O quarto parágrafo continua na mesma lógica de tomar suposições por factos: “Para além de confirmar as suspeitas já levantadas pelas OSC, o relatório denuncia aspectos como sobrefacturação, transacções financeiras caracterizadas por níveis de informalidade incompreensíveis [mas o FMO compreendeu], conflito de interesse, violação do código comercial, pagamentos feitos a entidades desconhecidas e divergências nas explicações fornecidas sobre o destino que foi dado ao dinheiro”. Niku gá, ka Pereira! Isto é matéria para os tribunais, não é matéria para o FMO. Presunção de inocência, senhores e senhoras!

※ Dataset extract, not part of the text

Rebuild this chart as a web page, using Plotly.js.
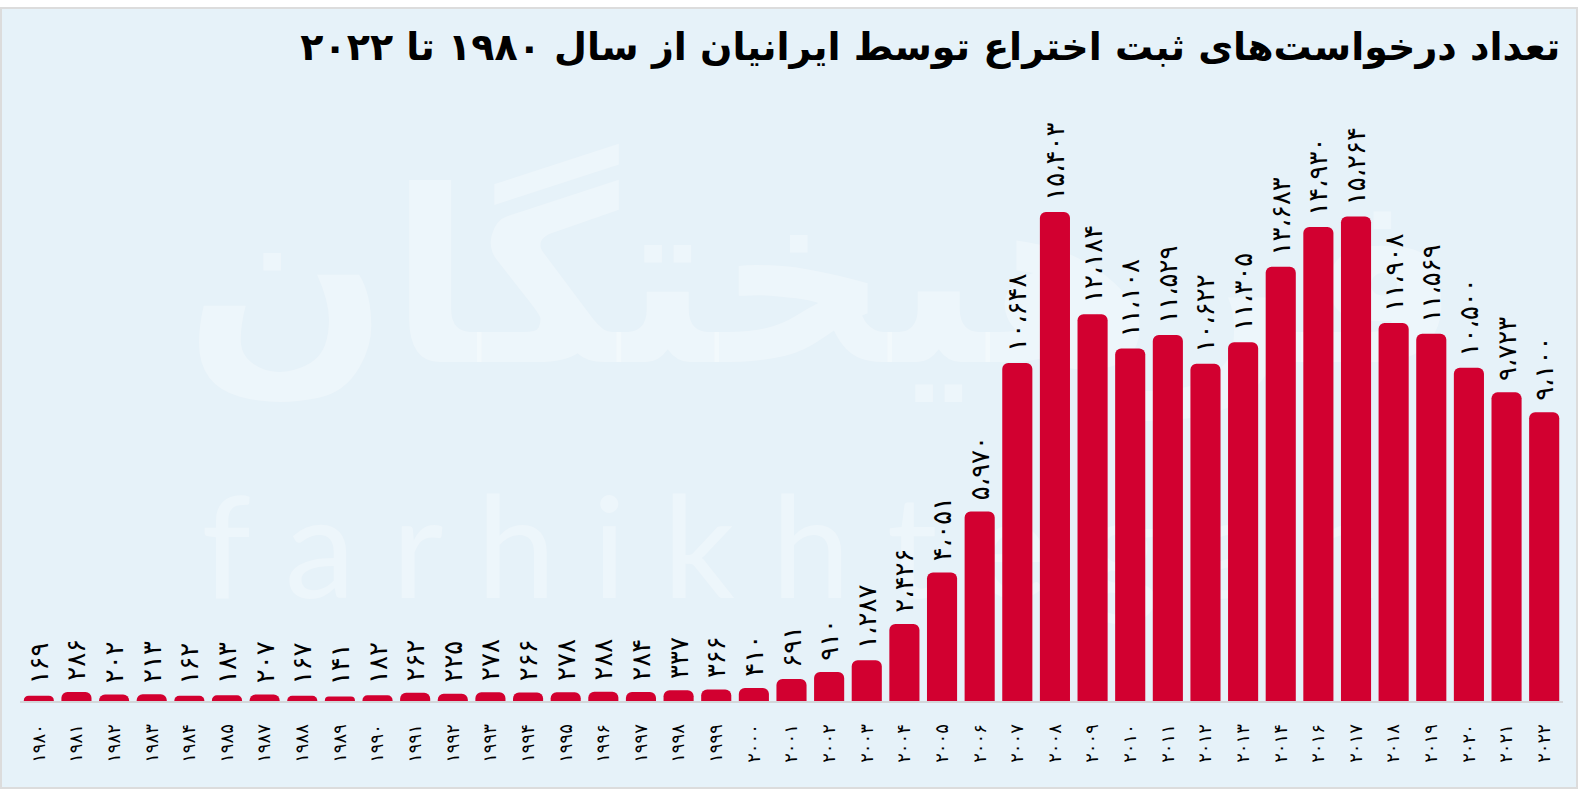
<!DOCTYPE html>
<html>
<head>
<meta charset="utf-8">
<script src="https://cdn.plot.ly/plotly-3.0.1.min.js"></script>
<style>
  html, body { margin: 0; padding: 0; background: #ffffff; }
  #chart {
    position: absolute; left: 0; top: 7px;
    width: 1574px; height: 778px;
    border: 2px solid #dcdcdc;
    background: #e6f2f9;
  }
</style>
</head>
<body>
<div id="chart"></div>
<script>
// Years (categories), as printed on the chart
const years = ['۱۹۸۰','۱۹۸۱','۱۹۸۲','۱۹۸۳','۱۹۸۴','۱۹۸۵','۱۹۸۷','۱۹۸۸','۱۹۸۹','۱۹۹۰',
               '۱۹۹۱','۱۹۹۲','۱۹۹۳','۱۹۹۴','۱۹۹۵','۱۹۹۶','۱۹۹۷','۱۹۹۸','۱۹۹۹','۲۰۰۰',
               '۲۰۰۱','۲۰۰۲','۲۰۰۳','۲۰۰۴','۲۰۰۵','۲۰۰۶','۲۰۰۷','۲۰۰۸','۲۰۰۹','۲۰۱۰',
               '۲۰۱۱','۲۰۱۲','۲۰۱۳','۲۰۱۴','۲۰۱۶','۲۰۱۷','۲۰۱۸','۲۰۱۹','۲۰۲۰','۲۰۲۱','۲۰۲۲'];

// Number of patent applications by Iranians
const applications = [169, 286, 202, 213, 162, 183, 207, 167, 141, 182,
                      262, 225, 278, 266, 278, 288, 284, 337, 366, 410,
                      691, 910, 1287, 2426, 4051, 5970, 10648, 15403, 12184, 11108,
                      11529, 10622, 11305, 13683, 14930, 15264, 11908, 11569, 10500, 9723, 9100];

const titleText = 'تعداد درخواست‌های ثبت اختراع توسط ایرانیان از سال ۱۹۸۰ تا ۲۰۲۲';

const faDigits = '۰۱۲۳۴۵۶۷۸۹';
function toFa(n) {
  const s = String(n).replace(/\B(?=(\d{3})+(?!\d))/g, '،');
  return s.replace(/\d/g, d => faDigits[+d]);
}
const labels = applications.map(v => '\u00a0' + toFa(v));

const trace = {
  type: 'bar',
  x: years,
  y: applications,
  text: labels,
  textposition: 'outside',
  textangle: -90,
  constraintext: 'none',
  cliponaxis: false,
  textfont: { family: 'DejaVu Sans', size: 26, color: '#000000' },
  marker: { color: '#d20030', cornerradius: 6, line: { width: 0 } },
  hoverinfo: 'x+y'
};

const layout = {
  width: 1574,
  height: 778,
  paper_bgcolor: '#e6f2f9',
  plot_bgcolor: '#e6f2f9',
  margin: { l: 18, r: 13, t: 100, b: 86 },
  bargap: 0.2,
  showlegend: false,
  title: {
    text: titleText,
    font: { family: 'DejaVu Sans', size: 38, color: '#000000', weight: 'bold' },
    xref: 'container', x: 0.99, xanchor: 'right',
    yref: 'container', y: 0.952, yanchor: 'middle'
  },
  xaxis: {
    type: 'category',
    tickangle: -90,
    tickfont: { family: 'DejaVu Sans', size: 18, color: '#000000' },
    showline: true, linecolor: '#d3d6d9', linewidth: 2,
    ticks: '', showgrid: false, zeroline: false,
    ticklabelstandoff: 14
  },
  yaxis: {
    range: [0, 18650],
    visible: false,
    showgrid: false, zeroline: false
  },
  shapes: [
    {
      type: 'rect', xref: 'paper', yref: 'paper', layer: 'below',
      x0: 0.1, x1: 0.94, y0: 0.48, y1: 1.0,
      line: { width: 0 }, fillcolor: 'rgba(0,0,0,0)',
      label: { text: 'فرهیختگان', textposition: 'middle center',
               font: { family: 'DejaVu Sans', size: 240, color: 'rgba(255,255,255,0.3)', weight: 'bold' } }
    },
    {
      type: 'rect', xref: 'paper', yref: 'paper', layer: 'below',
      x0: 0.08, x1: 0.92, y0: 0.12, y1: 0.42,
      line: { width: 0 }, fillcolor: 'rgba(0,0,0,0)',
      label: { text: 'f a r h i k h t e g a n', textposition: 'middle center',
               font: { family: 'Lato', size: 142, color: 'rgba(255,255,255,0.3)' } }
    }
  ]
};

Plotly.newPlot('chart', [trace], layout, { displayModeBar: false, responsive: false });
</script>
</body>
</html>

A coisa continua no mesmo estilo. No quinto parágrafo vem a incontornável corrupção, no sexto questiona-se a utilidade pública das empresas (como se o facto de o FOM questionar alguma coisa fosse razão suficiente para essa coisa estar mal) e termina-se, no parágrafo oito com esta proclamação pomposa: “Pela Melhoria das condições de vida dos moçambicanos, as OSC’s EXIGIM” [sic] seguida de sete exigências. O governo tem que ser leal, tem que “apresentar um estudo fundamentado sobre as consequências económicas e sociais da actual crise...” (as OSC’s já não têm fundos para fazer esse tipo de coisas?), tem que se confiscar o património dos envolvidos (diz a Inquisição nacional), etc.
A lógica duma parte da nossa sociedade civil é algo perversa. Resulta de ela ser uma resposta ao discurso da indústria do desenvolvimento que faz com que, aparentemente, a própria reprodução social constitua a sua principal prioridade. É este tipo de barulho que é preciso fazer para ser ouvido por quem financia a indignação. Não é uma lógica que tenha o interesse nacional no coração, uma lógica, portanto, que olhe para os problemas do país não como sendo resultado das acções dos maus contra a maioria, mas sim como manifestação da nossa condição de país em desenvolvimento (seja lá o que isso for). Enquanto persistir esta lógica do discurso da indústria do desenvolvimento, todo o indivíduo que for justa ou injustamente processado e condenado será sempre um bode expiatório para a nossa incapacidade de pensar o país para além do oportunismo.
Espero ter provado nos últimos tempos que aguento críticas e ataques pessoais. Aliás, dão-me prazer.